Supplied information
*****

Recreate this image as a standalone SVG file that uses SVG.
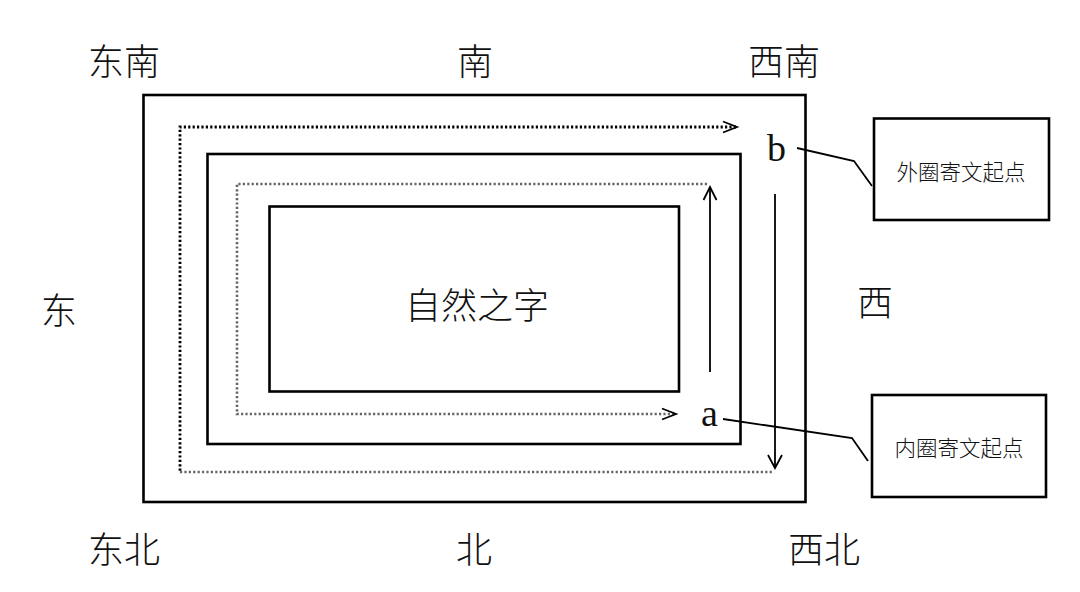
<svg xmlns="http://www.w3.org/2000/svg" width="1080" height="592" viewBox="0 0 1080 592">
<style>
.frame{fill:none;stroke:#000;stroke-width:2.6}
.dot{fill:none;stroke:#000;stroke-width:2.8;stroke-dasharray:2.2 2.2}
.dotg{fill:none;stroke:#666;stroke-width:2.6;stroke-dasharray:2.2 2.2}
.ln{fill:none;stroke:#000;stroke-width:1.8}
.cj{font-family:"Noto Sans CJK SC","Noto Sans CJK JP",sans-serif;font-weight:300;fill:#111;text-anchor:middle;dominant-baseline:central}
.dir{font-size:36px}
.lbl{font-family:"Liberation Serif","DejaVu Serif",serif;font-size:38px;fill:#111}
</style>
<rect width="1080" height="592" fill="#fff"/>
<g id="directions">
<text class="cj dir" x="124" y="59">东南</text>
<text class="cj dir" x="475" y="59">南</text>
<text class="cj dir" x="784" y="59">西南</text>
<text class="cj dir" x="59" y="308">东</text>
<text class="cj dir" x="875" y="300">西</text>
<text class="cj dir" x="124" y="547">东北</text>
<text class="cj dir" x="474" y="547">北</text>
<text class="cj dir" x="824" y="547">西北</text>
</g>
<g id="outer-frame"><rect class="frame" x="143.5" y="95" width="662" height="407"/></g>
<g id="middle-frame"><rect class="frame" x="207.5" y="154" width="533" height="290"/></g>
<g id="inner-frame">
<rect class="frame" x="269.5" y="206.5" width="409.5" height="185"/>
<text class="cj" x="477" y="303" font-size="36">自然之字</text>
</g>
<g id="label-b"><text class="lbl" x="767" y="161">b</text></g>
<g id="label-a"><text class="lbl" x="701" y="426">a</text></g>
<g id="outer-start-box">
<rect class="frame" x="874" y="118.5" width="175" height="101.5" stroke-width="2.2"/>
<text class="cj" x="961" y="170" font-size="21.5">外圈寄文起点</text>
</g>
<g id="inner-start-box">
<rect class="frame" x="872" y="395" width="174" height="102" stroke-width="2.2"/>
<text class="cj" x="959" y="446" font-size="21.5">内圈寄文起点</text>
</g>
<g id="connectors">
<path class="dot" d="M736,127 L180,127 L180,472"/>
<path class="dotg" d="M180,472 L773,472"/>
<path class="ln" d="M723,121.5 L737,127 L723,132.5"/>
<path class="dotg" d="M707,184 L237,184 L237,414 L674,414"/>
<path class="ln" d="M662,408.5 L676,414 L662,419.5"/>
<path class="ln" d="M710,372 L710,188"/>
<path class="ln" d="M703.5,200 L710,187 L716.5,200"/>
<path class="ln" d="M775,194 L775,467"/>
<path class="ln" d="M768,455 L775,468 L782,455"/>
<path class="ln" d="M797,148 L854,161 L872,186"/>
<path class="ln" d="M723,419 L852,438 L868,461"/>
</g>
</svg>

*****

Aim of the exercise
All of the lines above should be retyped precisely, apart from the pictures.

The result
Recreate this image as a standalone SVG file that uses SVG.
<svg xmlns="http://www.w3.org/2000/svg" width="1080" height="592" viewBox="0 0 1080 592">
<style>
.frame{fill:none;stroke:#000;stroke-width:2.6}
.dot{fill:none;stroke:#000;stroke-width:2.8;stroke-dasharray:2.2 2.2}
.dotg{fill:none;stroke:#666;stroke-width:2.6;stroke-dasharray:2.2 2.2}
.ln{fill:none;stroke:#000;stroke-width:1.8}
.cj{font-family:"Noto Sans CJK SC","Noto Sans CJK JP",sans-serif;font-weight:300;fill:#111;text-anchor:middle;dominant-baseline:central}
.dir{font-size:36px}
.lbl{font-family:"Liberation Serif","DejaVu Serif",serif;font-size:38px;fill:#111}
</style>
<rect width="1080" height="592" fill="#fff"/>
<g id="directions">
<text class="cj dir" x="124" y="59">东南</text>
<text class="cj dir" x="475" y="59">南</text>
<text class="cj dir" x="784" y="59">西南</text>
<text class="cj dir" x="59" y="308">东</text>
<text class="cj dir" x="875" y="300">西</text>
<text class="cj dir" x="124" y="547">东北</text>
<text class="cj dir" x="474" y="547">北</text>
<text class="cj dir" x="824" y="547">西北</text>
</g>
<g id="outer-frame"><rect class="frame" x="143.5" y="95" width="662" height="407"/></g>
<g id="middle-frame"><rect class="frame" x="207.5" y="154" width="533" height="290"/></g>
<g id="inner-frame">
<rect class="frame" x="269.5" y="206.5" width="409.5" height="185"/>
<text class="cj" x="477" y="303" font-size="36">自然之字</text>
</g>
<g id="label-b"><text class="lbl" x="767" y="161">b</text></g>
<g id="label-a"><text class="lbl" x="701" y="426">a</text></g>
<g id="outer-start-box">
<rect class="frame" x="874" y="118.5" width="175" height="101.5" stroke-width="2.2"/>
<text class="cj" x="961" y="170" font-size="21.5">外圈寄文起点</text>
</g>
<g id="inner-start-box">
<rect class="frame" x="872" y="395" width="174" height="102" stroke-width="2.2"/>
<text class="cj" x="959" y="446" font-size="21.5">内圈寄文起点</text>
</g>
<g id="connectors">
<path class="dot" d="M736,127 L180,127 L180,472"/>
<path class="dotg" d="M180,472 L773,472"/>
<path class="ln" d="M723,121.5 L737,127 L723,132.5"/>
<path class="dotg" d="M707,184 L237,184 L237,414 L674,414"/>
<path class="ln" d="M662,408.5 L676,414 L662,419.5"/>
<path class="ln" d="M710,372 L710,188"/>
<path class="ln" d="M703.5,200 L710,187 L716.5,200"/>
<path class="ln" d="M775,194 L775,467"/>
<path class="ln" d="M768,455 L775,468 L782,455"/>
<path class="ln" d="M797,148 L854,161 L872,186"/>
<path class="ln" d="M723,419 L852,438 L868,461"/>
</g>
</svg>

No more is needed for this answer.